• **Problem statement**
Retype the records below word for word and omit any image.

• **Data listing**
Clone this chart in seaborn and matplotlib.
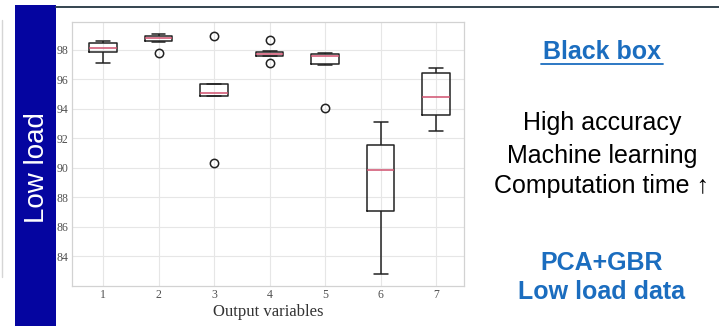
import numpy as np
import pandas as pd
import matplotlib
matplotlib.use('Agg')
import matplotlib.pyplot as plt
from matplotlib.lines import Line2D
from matplotlib.patches import Rectangle
import seaborn as sns

var_labels = ['1', '2', '3', '4', '5', '6', '7']
acc_1 = [97.14, 97.60, 97.84, 98.00, 98.15, 98.30, 98.50, 98.58, 98.63]
acc_2 = [97.78, 98.55, 98.59, 98.70, 98.83, 98.90, 98.97, 99.05, 99.10]
acc_3 = [90.32, 94.88, 94.90, 94.95, 95.07, 95.40, 95.70, 95.72, 98.95]
acc_4 = [97.10, 97.58, 97.60, 97.65, 97.72, 97.80, 97.88, 97.90, 98.65]
acc_5 = [94.10, 97.00, 97.03, 97.30, 97.60, 97.65, 97.70, 97.75, 97.80]
acc_6 = [82.82, 85.50, 87.10, 88.50, 89.84, 90.70, 91.56, 92.30, 93.11]
acc_7 = [92.48, 93.20, 93.56, 94.20, 94.82, 95.60, 96.42, 96.60, 96.76]
y_ticks = [84, 86, 88, 90, 92, 94, 96, 98]

samples = [acc_1, acc_2, acc_3, acc_4, acc_5, acc_6, acc_7]
df = pd.DataFrame({
    'var': np.repeat(var_labels, [len(s) for s in samples]),
    'acc': np.concatenate(samples),
})

sns.set_style('white')
plt.rcParams['font.family'] = ['Liberation Sans', 'DejaVu Sans']

fig = plt.figure(figsize=(7.19, 3.26), dpi=100)
fig.patch.set_facecolor('white')

# slide decorations
fig.add_artist(Rectangle((0.0209, 0.0), 0.057, 0.985, transform=fig.transFigure,
                         facecolor='#0505a0', edgecolor='none'))
fig.add_artist(Line2D([0.078, 1.0], [0.9785, 0.9785], transform=fig.transFigure,
                      color='#34444f', linewidth=1.4))
fig.add_artist(Line2D([0.003, 0.003], [0.15, 0.94], transform=fig.transFigure,
                      color='#d5d5d5', linewidth=1.0))
fig.text(0.0515, 0.485, 'Low load', rotation=90, color='white', fontsize=20,
         ha='center', va='center')

ax = fig.add_axes([0.1001, 0.1227, 0.545, 0.81])
sns.boxplot(data=df, x='var', y='acc', order=var_labels, ax=ax,
            fill=False, color='#222222', width=0.5, linewidth=1.1,
            medianprops=dict(color='#d0506e', linewidth=1.1),
            flierprops=dict(marker='o', markersize=6, markerfacecolor='none',
                            markeredgecolor='#222222', markeredgewidth=1.1))

ax.set_ylim(82.0, 99.9)
ax.set_xlim(-0.56, 6.5)
ax.set_yticks(y_ticks)
ax.grid(True, color='#e6e6e6', linewidth=0.8)
ax.set_axisbelow(True)
for s in ax.spines.values():
    s.set_color('#d2d2d2')
    s.set_linewidth(0.9)
ax.tick_params(length=0, pad=2.5, labelsize=8.5, labelcolor='#505050')
for lab in ax.get_xticklabels() + ax.get_yticklabels():
    lab.set_family('Liberation Serif')
ax.set_ylabel('')
ax.set_xlabel('Output variables', family='Liberation Serif', fontsize=12,
              color='#333333', labelpad=2)

# right-hand notes
blue = '#1b6dbf'
fig.text(0.837, 0.819, 'Black box', color=blue, fontsize=18, fontweight='bold',
         ha='center', va='baseline')
fig.add_artist(Line2D([0.752, 0.922], [0.805, 0.805], transform=fig.transFigure,
                      color=blue, linewidth=1.3))
fig.text(0.837, 0.601, 'High accuracy', color='black', fontsize=18,
         ha='center', va='baseline')
fig.text(0.837, 0.500, 'Machine learning', color='black', fontsize=18,
         ha='center', va='baseline')
fig.text(0.837, 0.408, 'Computation time \u2191', color='black', fontsize=18,
         ha='center', va='baseline')
fig.text(0.837, 0.172, 'PCA+GBR', color=blue, fontsize=18, fontweight='bold',
         ha='center', va='baseline')
fig.text(0.837, 0.083, 'Low load data', color=blue, fontsize=18, fontweight='bold',
         ha='center', va='baseline')

fig.savefig('out.png', dpi=100)
plt.close(fig)
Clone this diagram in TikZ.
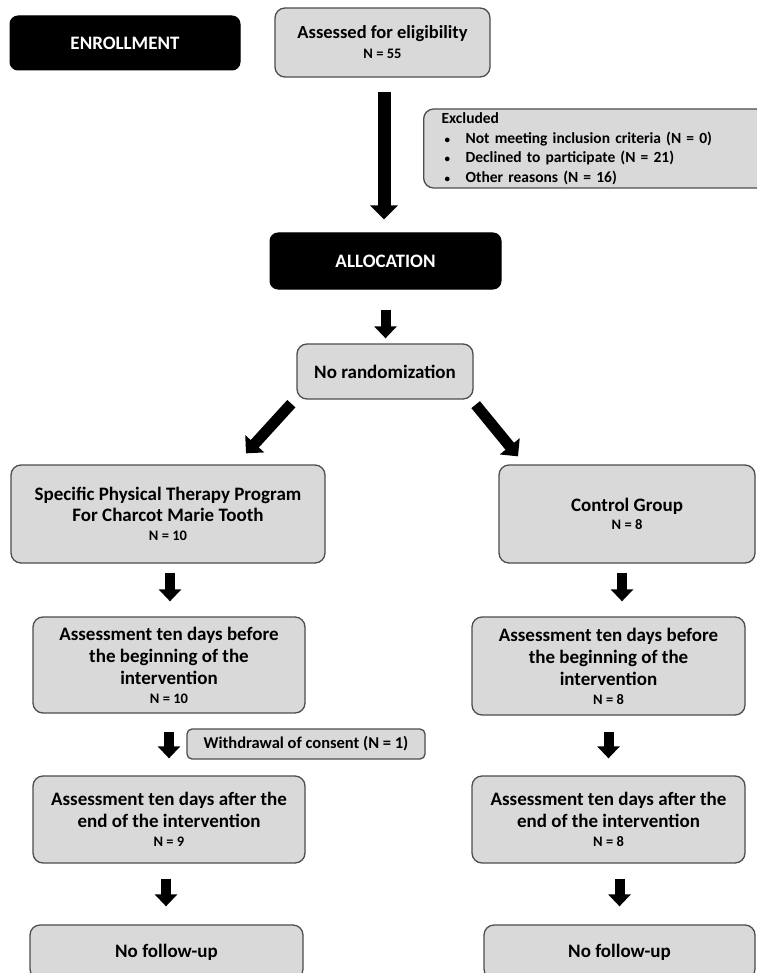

• **Solution to this task**
Clone this chart in seaborn and matplotlib.
import numpy as np
import pandas as pd
import matplotlib
matplotlib.use('Agg')
import matplotlib.pyplot as plt
from matplotlib.lines import Line2D
from matplotlib.patches import Rectangle
import seaborn as sns

var_labels = ['1', '2', '3', '4', '5', '6', '7']
acc_1 = [97.14, 97.60, 97.84, 98.00, 98.15, 98.30, 98.50, 98.58, 98.63]
acc_2 = [97.78, 98.55, 98.59, 98.70, 98.83, 98.90, 98.97, 99.05, 99.10]
acc_3 = [90.32, 94.88, 94.90, 94.95, 95.07, 95.40, 95.70, 95.72, 98.95]
acc_4 = [97.10, 97.58, 97.60, 97.65, 97.72, 97.80, 97.88, 97.90, 98.65]
acc_5 = [94.10, 97.00, 97.03, 97.30, 97.60, 97.65, 97.70, 97.75, 97.80]
acc_6 = [82.82, 85.50, 87.10, 88.50, 89.84, 90.70, 91.56, 92.30, 93.11]
acc_7 = [92.48, 93.20, 93.56, 94.20, 94.82, 95.60, 96.42, 96.60, 96.76]
y_ticks = [84, 86, 88, 90, 92, 94, 96, 98]

samples = [acc_1, acc_2, acc_3, acc_4, acc_5, acc_6, acc_7]
df = pd.DataFrame({
    'var': np.repeat(var_labels, [len(s) for s in samples]),
    'acc': np.concatenate(samples),
})

sns.set_style('white')
plt.rcParams['font.family'] = ['Liberation Sans', 'DejaVu Sans']

fig = plt.figure(figsize=(7.19, 3.26), dpi=100)
fig.patch.set_facecolor('white')

# slide decorations
fig.add_artist(Rectangle((0.0209, 0.0), 0.057, 0.985, transform=fig.transFigure,
                         facecolor='#0505a0', edgecolor='none'))
fig.add_artist(Line2D([0.078, 1.0], [0.9785, 0.9785], transform=fig.transFigure,
                      color='#34444f', linewidth=1.4))
fig.add_artist(Line2D([0.003, 0.003], [0.15, 0.94], transform=fig.transFigure,
                      color='#d5d5d5', linewidth=1.0))
fig.text(0.0515, 0.485, 'Low load', rotation=90, color='white', fontsize=20,
         ha='center', va='center')

ax = fig.add_axes([0.1001, 0.1227, 0.545, 0.81])
sns.boxplot(data=df, x='var', y='acc', order=var_labels, ax=ax,
            fill=False, color='#222222', width=0.5, linewidth=1.1,
            medianprops=dict(color='#d0506e', linewidth=1.1),
            flierprops=dict(marker='o', markersize=6, markerfacecolor='none',
                            markeredgecolor='#222222', markeredgewidth=1.1))

ax.set_ylim(82.0, 99.9)
ax.set_xlim(-0.56, 6.5)
ax.set_yticks(y_ticks)
ax.grid(True, color='#e6e6e6', linewidth=0.8)
ax.set_axisbelow(True)
for s in ax.spines.values():
    s.set_color('#d2d2d2')
    s.set_linewidth(0.9)
ax.tick_params(length=0, pad=2.5, labelsize=8.5, labelcolor='#505050')
for lab in ax.get_xticklabels() + ax.get_yticklabels():
    lab.set_family('Liberation Serif')
ax.set_ylabel('')
ax.set_xlabel('Output variables', family='Liberation Serif', fontsize=12,
              color='#333333', labelpad=2)

# right-hand notes
blue = '#1b6dbf'
fig.text(0.837, 0.819, 'Black box', color=blue, fontsize=18, fontweight='bold',
         ha='center', va='baseline')
fig.add_artist(Line2D([0.752, 0.922], [0.805, 0.805], transform=fig.transFigure,
                      color=blue, linewidth=1.3))
fig.text(0.837, 0.601, 'High accuracy', color='black', fontsize=18,
         ha='center', va='baseline')
fig.text(0.837, 0.500, 'Machine learning', color='black', fontsize=18,
         ha='center', va='baseline')
fig.text(0.837, 0.408, 'Computation time \u2191', color='black', fontsize=18,
         ha='center', va='baseline')
fig.text(0.837, 0.172, 'PCA+GBR', color=blue, fontsize=18, fontweight='bold',
         ha='center', va='baseline')
fig.text(0.837, 0.083, 'Low load data', color=blue, fontsize=18, fontweight='bold',
         ha='center', va='baseline')

fig.savefig('out.png', dpi=100)
plt.close(fig)
Clone this diagram in TikZ.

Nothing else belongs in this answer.